Revelations

Lack of power is what we suffered from, when we come in. We’re told that we had to find a power greater than ourselves to solve our alcohol problem. That lack is only the beginning, but it is a beginning we have to make or we’ll perish in the bottle.

When I came in, I had a whole lot of things I had to learn. One of them was that I didn’t know that I didn’t know. I only thought I did. After all, I had been well educated in a lot of areas, particularly in theology and philosophy. So, I was convinced that I had a handle on the “God thing”. That’s when the 4th Chapt. opened my eyes. It was an area where I really believed I didn’t need help. I was to learn how wrong I was.

This is the point where I was to learn what the man, who went to Dr. Jung, learned. He had been a “religious” man; he had beliefs. But, like I was to find out for myself, that wasn’t enough. If I wanted to recover from my alcoholism, I was going to have to find a faith. I was to learn that there was a big difference between belief and faith. Further, I was to discover that for all my learning and belief, I was really an agnostic. What a revelation! It was to lead to a revolution and eventually an evolution.

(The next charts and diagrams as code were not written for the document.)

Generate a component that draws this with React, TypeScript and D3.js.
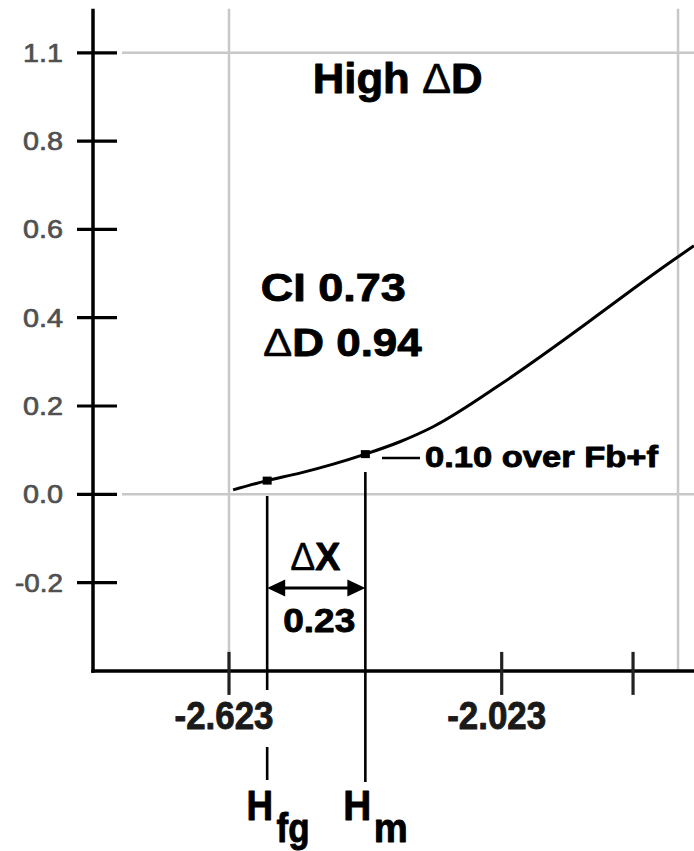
import React from "react";
import * as d3 from "d3";

// ---- data ----
const curveX = [-2.614, -2.539, -2.467, -2.323, -2.247, -2.174, -2.027, -1.879, -1.822, -1.734, -1.646, -1.6];
const curveY = [0.01, 0.031, 0.048, 0.091, 0.119, 0.153, 0.248, 0.355, 0.398, 0.465, 0.53, 0.563];
const yTickValues = [-0.2, 0, 0.2, 0.4, 0.6, 0.8, 1.0];
const yTickLabels = ["-0.2", "0.0", "0.2", "0.4", "0.6", "0.8", "1.1"];
const xTickValues = [-2.623, -2.023, -1.734];
const xTickLabels = ["-2.623", "-2.023", ""];
const xGridValues = [-2.623, -1.635];
const yGridValues = [0, 1.0];
const markerX = [-2.539, -2.323]; // H_fg, H_m
const markerY = [0.031, 0.091];
const deltaXLabel = "0.23";
const ciLabel = "CI 0.73";
const dDLabel = "0.94";
const overLabel = "0.10 over Fb+f";

const W = 694;
const H = 851;
const FONT = "'Liberation Sans', Arial, Helvetica, sans-serif";

const x = d3.scaleLinear().domain([-2.623, -2.023]).range([229, 501.7]);
const y = d3.scaleLinear().domain([0, 1]).range([494.3, 52.8]);
const xLeft = x.invert(93);
const yBottom = -0.4;
const yTop = 1.1;

function T({ x: tx, y: ty, w, size, anchor = "start", fill = "#000", weight = 700, sw = 0.9, children }: any) {
  return (
    <text
      x={tx}
      y={ty}
      fontSize={size}
      fontFamily={FONT}
      fontWeight={weight}
      fill={fill}
      stroke={fill}
      strokeWidth={sw}
      strokeLinejoin="round"
      textAnchor={anchor}
      textLength={w}
      lengthAdjust="spacingAndGlyphs"
    >
      {children}
    </text>
  );
}

export default function App() {
  const line = d3
    .line<number>()
    .x((_, i) => x(curveX[i]))
    .y((_, i) => y(curveY[i]))
    .curve(d3.curveMonotoneX);
  const pathD = line(curveX) || "";

  const axisX = x(xLeft);
  const axisY = y(yBottom);
  const hfg = x(markerX[0]);
  const hm = x(markerX[1]);
  const mid = (hfg + hm) / 2;
  const arrowY = 588;

  return (
    <svg
      width={W}
      height={H}
      style={{ position: "absolute", left: 0, top: 0, background: "#fff" }}
    >
      <rect x={0} y={0} width={W} height={H} fill="#fff" />
      {/* grid */}
      {yGridValues.map((v) => (
        <line key={"gy" + v} x1={122} x2={W} y1={y(v)} y2={y(v)} stroke="#c8c8c8" strokeWidth={2.5} />
      ))}
      {xGridValues.map((v) => (
        <line key={"gx" + v} x1={x(v)} x2={x(v)} y1={y(yTop)} y2={axisY} stroke="#c8c8c8" strokeWidth={2.5} />
      ))}

      {/* axes */}
      <line x1={axisX} x2={axisX} y1={y(yTop)} y2={axisY + 1.75} stroke="#000" strokeWidth={3.5} />
      <line x1={axisX - 1.75} x2={W} y1={axisY} y2={axisY} stroke="#000" strokeWidth={3.5} />

      {yTickValues.map((v, i) => (
        <g key={"yt" + v}>
          <line x1={axisX - 16} x2={axisX + 24} y1={y(v)} y2={y(v)} stroke="#000" strokeWidth={3.2} />
          <T x={63} y={y(v) + 9} size={26} weight={400} anchor="end" fill="#505050" sw={0.7} w={yTickLabels[i].length > 3 ? 48 : 40}>
            {yTickLabels[i]}
          </T>
        </g>
      ))}

      {xTickValues.map((v, i) => (
        <g key={"xt" + v}>
          <line x1={x(v)} x2={x(v)} y1={axisY - 19} y2={axisY + 24} stroke="#222" strokeWidth={3.2} />
          {xTickLabels[i] && (
            <T x={x(v) - 5} y={729} size={38} anchor="middle" fill="#1a1a1a" w={99}>
              {xTickLabels[i]}
            </T>
          )}
        </g>
      ))}

      {/* curve */}
      <path d={pathD} fill="none" stroke="#000" strokeWidth={3} strokeLinejoin="round" />
      {markerX.map((v, i) => (
        <rect key={"m" + v} x={x(v) - 4.5} y={y(markerY[i]) - 4} width={9} height={8} fill="#000" />
      ))}

      {/* H_fg / H_m drop lines */}
      <line x1={hfg} x2={hfg} y1={496} y2={690} stroke="#000" strokeWidth={2.6} />
      <line x1={hfg} x2={hfg} y1={747} y2={780} stroke="#000" strokeWidth={2.6} />
      <line x1={hm} x2={hm} y1={472} y2={782} stroke="#000" strokeWidth={2.6} />

      {/* delta X arrow */}
      <line x1={hfg + 14} x2={hm - 14} y1={arrowY} y2={arrowY} stroke="#000" strokeWidth={2.8} />
      <path d={`M${hfg},${arrowY} L${hfg + 18},${arrowY - 8.5} L${hfg + 18},${arrowY + 8.5} Z`} fill="#000" />
      <path d={`M${hm},${arrowY} L${hm - 18},${arrowY - 8.5} L${hm - 18},${arrowY + 8.5} Z`} fill="#000" />
      <T x={mid - 1} y={570} size={38} anchor="middle" w={50}>
        <tspan fontWeight={400} strokeWidth={0.3}>Δ</tspan>X
      </T>
      <T x={mid + 3} y={631.5} size={34} anchor="middle" w={72}>
        {deltaXLabel}
      </T>

      {/* 0.10 label */}
      <line x1={382} x2={420} y1={458} y2={458} stroke="#000" strokeWidth={2.6} />
      <T x={425} y={466.5} size={30} w={233}>
        {overLabel}
      </T>

      {/* titles */}
      <T x={312.7} y={93.3} size={42} w={170}>
        High <tspan fontWeight={400} strokeWidth={0.4}>Δ</tspan>D
      </T>
      <T x={260.7} y={300.7} size={39} w={145}>
        {ciLabel}
      </T>
      <T x={263} y={356} size={39} w={158.7}>
        <tspan fontWeight={400} strokeWidth={0.4}>Δ</tspan>D {dDLabel}
      </T>

      {/* H labels */}
      <T x={hfg - 20.6} y={820} size={43} w={26.6}>H</T>
      <T x={hfg + 9.4} y={842} size={40} w={33}>fg</T>
      <T x={hm - 22} y={820} size={43} w={28}>H</T>
      <T x={hm + 8.5} y={842} size={40} w={34}>m</T>
    </svg>
  );
}
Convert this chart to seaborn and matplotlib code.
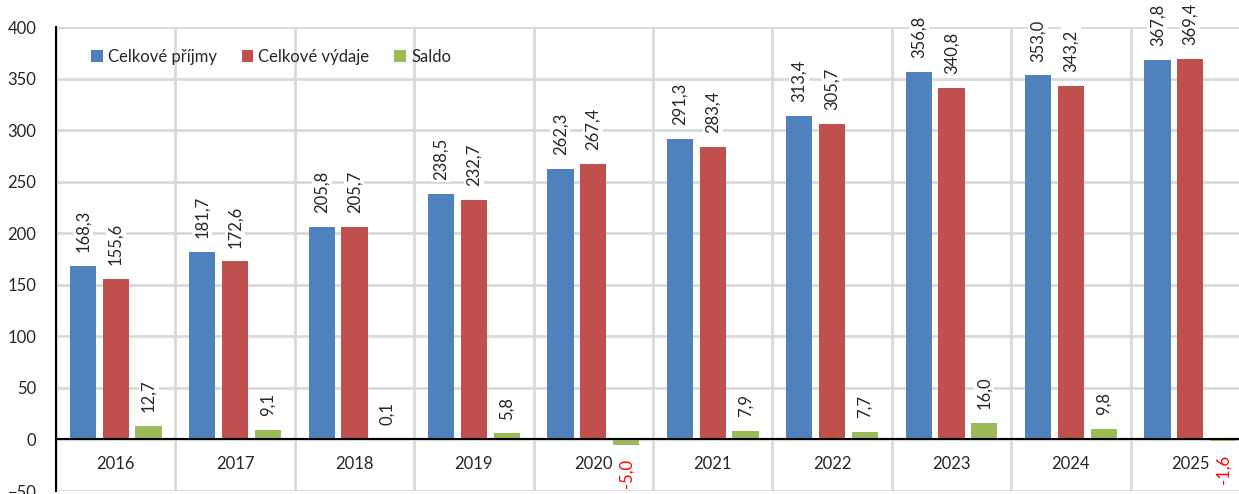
import pandas as pd
import matplotlib
matplotlib.use("Agg")
import matplotlib.pyplot as plt
import seaborn as sns

# ----- Dati -----
roky = ["2016", "2017", "2018", "2019", "2020", "2021", "2022", "2023", "2024", "2025"]
prijmy = [168.3, 181.7, 205.8, 238.5, 262.3, 291.3, 313.4, 356.8, 353.0, 367.8]
vydaje = [155.6, 172.6, 205.7, 232.7, 267.4, 283.4, 305.7, 340.8, 343.2, 369.4]
saldo = [12.7, 9.1, 0.1, 5.8, -5.0, 7.9, 7.7, 16.0, 9.8, -1.6]
serie = ["Celkové příjmy", "Celkové výdaje", "Saldo"]
barvy = ["#4F81BD", "#C0504D", "#9BBB59"]

df = pd.DataFrame({
    "rok": roky * 3,
    "hodnota": prijmy + vydaje + saldo,
    "serie": [s for s in serie for _ in roky],
})

sns.set_style("white")
plt.rcParams["font.family"] = ["Lato", "DejaVu Sans"]
plt.rcParams["font.size"] = 12

fig = plt.figure(figsize=(12.39, 4.94), dpi=100)
ax = fig.add_axes([56 / 1239, 3 / 494, 1194 / 1239, 464 / 494])

sns.barplot(data=df, x="rok", y="hodnota", hue="serie", hue_order=serie,
            palette=barvy, width=0.825, gap=0.2, ax=ax, saturation=1,
            edgecolor="none", errorbar=None)

ax.set_xlim(-0.5, len(roky) - 0.5)
ax.set_ylim(-50, 400)
ax.set_yticks(range(-50, 401, 50))
ax.set_xlabel("")
ax.set_ylabel("")

# mrizka
ax.set_xticks([i - 0.5 for i in range(len(roky) + 1)], minor=True)
ax.set_xticks([])
ax.grid(axis="y", color="#D9D9D9", lw=2)
ax.grid(axis="x", which="minor", color="#D9D9D9", lw=2)
ax.set_axisbelow(True)
ax.tick_params(axis="x", which="both", length=0)
ax.tick_params(axis="y", length=0, labelsize=12, colors="#262626", pad=14)
for s in ["top", "right", "bottom"]:
    ax.spines[s].set_visible(False)
ax.spines["left"].set_color("black")
ax.spines["left"].set_linewidth(1.5)
ax.axhline(0, color="black", lw=1.5, zorder=3)

# popisky roku uvnitr grafu
for i, r in enumerate(roky):
    ax.text(i, -24, r, ha="center", va="center", fontsize=12, color="#262626")

# popisky hodnot
for cont in ax.containers:
    for bar in cont:
        v = bar.get_height()
        x = bar.get_x() + bar.get_width() / 2
        txt = f"{v:.1f}".replace(".", ",")
        if v >= 0:
            ax.annotate(txt, (x, v), xytext=(0, 10), textcoords="offset points",
                        rotation=90, ha="center", va="bottom", color="#262626",
                        fontsize=12,
                        bbox=dict(facecolor="white", edgecolor="none", pad=1.5))
        else:
            ax.annotate(txt, (x, v), xytext=(0, -10), textcoords="offset points",
                        rotation=90, ha="center", va="top", color="red",
                        fontsize=12,
                        bbox=dict(facecolor="white", edgecolor="none", pad=1.5))

ax.legend(loc="upper left", bbox_to_anchor=(0.0167, 0.985), ncol=3, frameon=False,
          handlelength=0.7, handleheight=0.7, handletextpad=0.3, columnspacing=1.5,
          fontsize=12)

fig.savefig("out.png", dpi=100)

But, if thought I was only powerless over alcohol, I was in for a surprise. The door was opened, my mind was to be slowly opened, and I was to learn how powerless I was over a host of things, including many of my character defects.

What I did learn, early on, was how I lacked discipline. And for all I thought I knew, I was to learn a whole new aspect on this matter of discipline. It didn’t mean, what I thought it meant. The word itself means to learn, not to be corrected in a punishing sense, as I thought. In a sense, I was to become a disciple. One who learns. And I had much to learn.

One thing I learned was that eventually I would have power. The power to help others. This is what I was thinking about today. I had to learn, as those who went before me were to learn, that it was possible to help another without taking on their burdens for them. I could easily get buried in that kind of experience. In fact I could become no help at all doing that. I can share but not carry the person to be helped. But just that can often be enough to open the doors for them. After all, I was to learn that all that awful stuff I went through before is pure gold and I’m to share the wealth.

Anyway, I was thinking about the Chapter “We Agnostics” this morning and going back and reading parts of it. I needed to remind myself of where I came from and what I have learned since coming in. It’s good to be refreshed. It makes me grateful for all that I have learned about what I didn’t know.